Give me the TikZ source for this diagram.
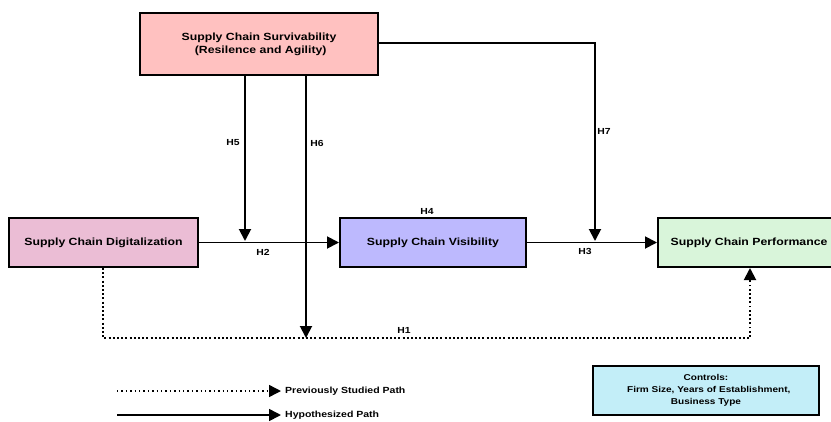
\documentclass[tikz,border=0pt]{standalone}
\usepackage{fontspec}
\setmainfont{Liberation Sans}
\newfontfamily\wfont[FakeStretch=1.18]{Liberation Sans}
\usetikzlibrary{arrows.meta}
\definecolor{survc}{HTML}{FFC1C0}
\definecolor{digc}{HTML}{EBBDD5}
\definecolor{visc}{HTML}{BDB9FE}
\definecolor{perfc}{HTML}{D9F5DA}
\definecolor{ctrlc}{HTML}{C3EEF8}
\tikzset{
  box/.style={draw=black, line width=2pt, rectangle, inner sep=0pt, align=center,
    font=\wfont\fontsize{10.4}{14}\selectfont\bfseries},
  conn/.style={line width=1.9pt, -{Triangle[length=12pt,width=12pt]}},
  dotconn/.style={line width=1.9pt, dash pattern=on 1.9pt off 2.3pt, -{Triangle[length=12pt,width=12pt]}},
  hlabel/.style={font=\wfont\fontsize{8.8}{10}\selectfont\bfseries, inner sep=0pt},
  legtext/.style={font=\wfont\fontsize{8.9}{12}\selectfont\bfseries, anchor=west, inner sep=0pt}
}
\begin{document}
\begin{tikzpicture}[x=1pt,y=-1pt]
\useasboundingbox (0,0) rectangle (831,421);
\node[box, fill=survc, minimum width=238pt, minimum height=62pt] (surv) at (259,44)
  {Supply Chain Survivability\\[-1pt]\ (Resilence and Agility)};
\node[box, fill=digc, minimum width=189pt, minimum height=49pt] (dig) at (103.5,242.5) {Supply Chain Digitalization};
\node[box, fill=visc, minimum width=186pt, minimum height=49pt] (vis) at (433,242.5) {Supply Chain Visibility};
\node[box, fill=perfc, minimum width=182pt, minimum height=49pt] (perf) at (749,242.5) {Supply Chain Performance};
\node[box, fill=ctrlc, minimum width=226pt, minimum height=49pt, font=\wfont\fontsize{8.5}{12}\selectfont\bfseries] (ctrl) at (706,390.5)
  {Controls:\\\ \ Firm Size, Years of Establishment,\\Business Type};

\coordinate (h5s) at (245,75);
\coordinate (h5e) at (245,241);
\coordinate (h6s) at (306,75);
\coordinate (h6e) at (306,338);
\coordinate (h7c) at (595,43);
\coordinate (h7e) at (595,241);
\coordinate (h1a) at (103,338);
\coordinate (h1b) at (750,338);

\draw[conn] (dig.east) -- (vis.west);
\draw[conn] (vis.east) -- (perf.west);
\draw[conn] (h5s) -- (h5e);
\draw[conn] (h6s) -- (h6e);
\draw[conn] (surv.east |- h7c) -- (h7c) -- (h7e);
\draw[dotconn] (dig.south -| h1a) -- (h1a) -- (h1b) -- (perf.south -| h1b);

\node[hlabel] (lh5) at (233,143) {H5};
\node[hlabel] (lh6) at (317,143) {H6};
\node[hlabel] (lh7) at (604,131) {H7};
\node[hlabel] (lh4) at (427,211) {H4};
\node[hlabel] (lh2) at (263,252) {H2};
\node[hlabel] (lh3) at (585,251) {H3};
\node[hlabel] (lh1) at (404,330) {H1};

\coordinate (l1s) at (117,391);
\coordinate (l1e) at (281,391);
\coordinate (l2s) at (117,415);
\coordinate (l2e) at (281,415);
\draw[dotconn, line width=1.4pt, dash pattern=on 1.4pt off 3pt] (l1s) -- (l1e);
\draw[conn, line width=1.6pt] (l2s) -- (l2e);
\node[legtext] (lt1) at (285,391) {Previously Studied Path};
\node[legtext] (lt2) at (285,415) {Hypothesized Path};
\end{tikzpicture}
\end{document}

**Aim of the exercise**
Return the listing above in full and without alteration, excluding its pictures.

**Worked answer**
Give me the TikZ source for this diagram.
\documentclass[tikz,border=0pt]{standalone}
\usepackage{fontspec}
\setmainfont{Liberation Sans}
\newfontfamily\wfont[FakeStretch=1.18]{Liberation Sans}
\usetikzlibrary{arrows.meta}
\definecolor{survc}{HTML}{FFC1C0}
\definecolor{digc}{HTML}{EBBDD5}
\definecolor{visc}{HTML}{BDB9FE}
\definecolor{perfc}{HTML}{D9F5DA}
\definecolor{ctrlc}{HTML}{C3EEF8}
\tikzset{
  box/.style={draw=black, line width=2pt, rectangle, inner sep=0pt, align=center,
    font=\wfont\fontsize{10.4}{14}\selectfont\bfseries},
  conn/.style={line width=1.9pt, -{Triangle[length=12pt,width=12pt]}},
  dotconn/.style={line width=1.9pt, dash pattern=on 1.9pt off 2.3pt, -{Triangle[length=12pt,width=12pt]}},
  hlabel/.style={font=\wfont\fontsize{8.8}{10}\selectfont\bfseries, inner sep=0pt},
  legtext/.style={font=\wfont\fontsize{8.9}{12}\selectfont\bfseries, anchor=west, inner sep=0pt}
}
\begin{document}
\begin{tikzpicture}[x=1pt,y=-1pt]
\useasboundingbox (0,0) rectangle (831,421);
\node[box, fill=survc, minimum width=238pt, minimum height=62pt] (surv) at (259,44)
  {Supply Chain Survivability\\[-1pt]\ (Resilence and Agility)};
\node[box, fill=digc, minimum width=189pt, minimum height=49pt] (dig) at (103.5,242.5) {Supply Chain Digitalization};
\node[box, fill=visc, minimum width=186pt, minimum height=49pt] (vis) at (433,242.5) {Supply Chain Visibility};
\node[box, fill=perfc, minimum width=182pt, minimum height=49pt] (perf) at (749,242.5) {Supply Chain Performance};
\node[box, fill=ctrlc, minimum width=226pt, minimum height=49pt, font=\wfont\fontsize{8.5}{12}\selectfont\bfseries] (ctrl) at (706,390.5)
  {Controls:\\\ \ Firm Size, Years of Establishment,\\Business Type};

\coordinate (h5s) at (245,75);
\coordinate (h5e) at (245,241);
\coordinate (h6s) at (306,75);
\coordinate (h6e) at (306,338);
\coordinate (h7c) at (595,43);
\coordinate (h7e) at (595,241);
\coordinate (h1a) at (103,338);
\coordinate (h1b) at (750,338);

\draw[conn] (dig.east) -- (vis.west);
\draw[conn] (vis.east) -- (perf.west);
\draw[conn] (h5s) -- (h5e);
\draw[conn] (h6s) -- (h6e);
\draw[conn] (surv.east |- h7c) -- (h7c) -- (h7e);
\draw[dotconn] (dig.south -| h1a) -- (h1a) -- (h1b) -- (perf.south -| h1b);

\node[hlabel] (lh5) at (233,143) {H5};
\node[hlabel] (lh6) at (317,143) {H6};
\node[hlabel] (lh7) at (604,131) {H7};
\node[hlabel] (lh4) at (427,211) {H4};
\node[hlabel] (lh2) at (263,252) {H2};
\node[hlabel] (lh3) at (585,251) {H3};
\node[hlabel] (lh1) at (404,330) {H1};

\coordinate (l1s) at (117,391);
\coordinate (l1e) at (281,391);
\coordinate (l2s) at (117,415);
\coordinate (l2e) at (281,415);
\draw[dotconn, line width=1.4pt, dash pattern=on 1.4pt off 3pt] (l1s) -- (l1e);
\draw[conn, line width=1.6pt] (l2s) -- (l2e);
\node[legtext] (lt1) at (285,391) {Previously Studied Path};
\node[legtext] (lt2) at (285,415) {Hypothesized Path};
\end{tikzpicture}
\end{document}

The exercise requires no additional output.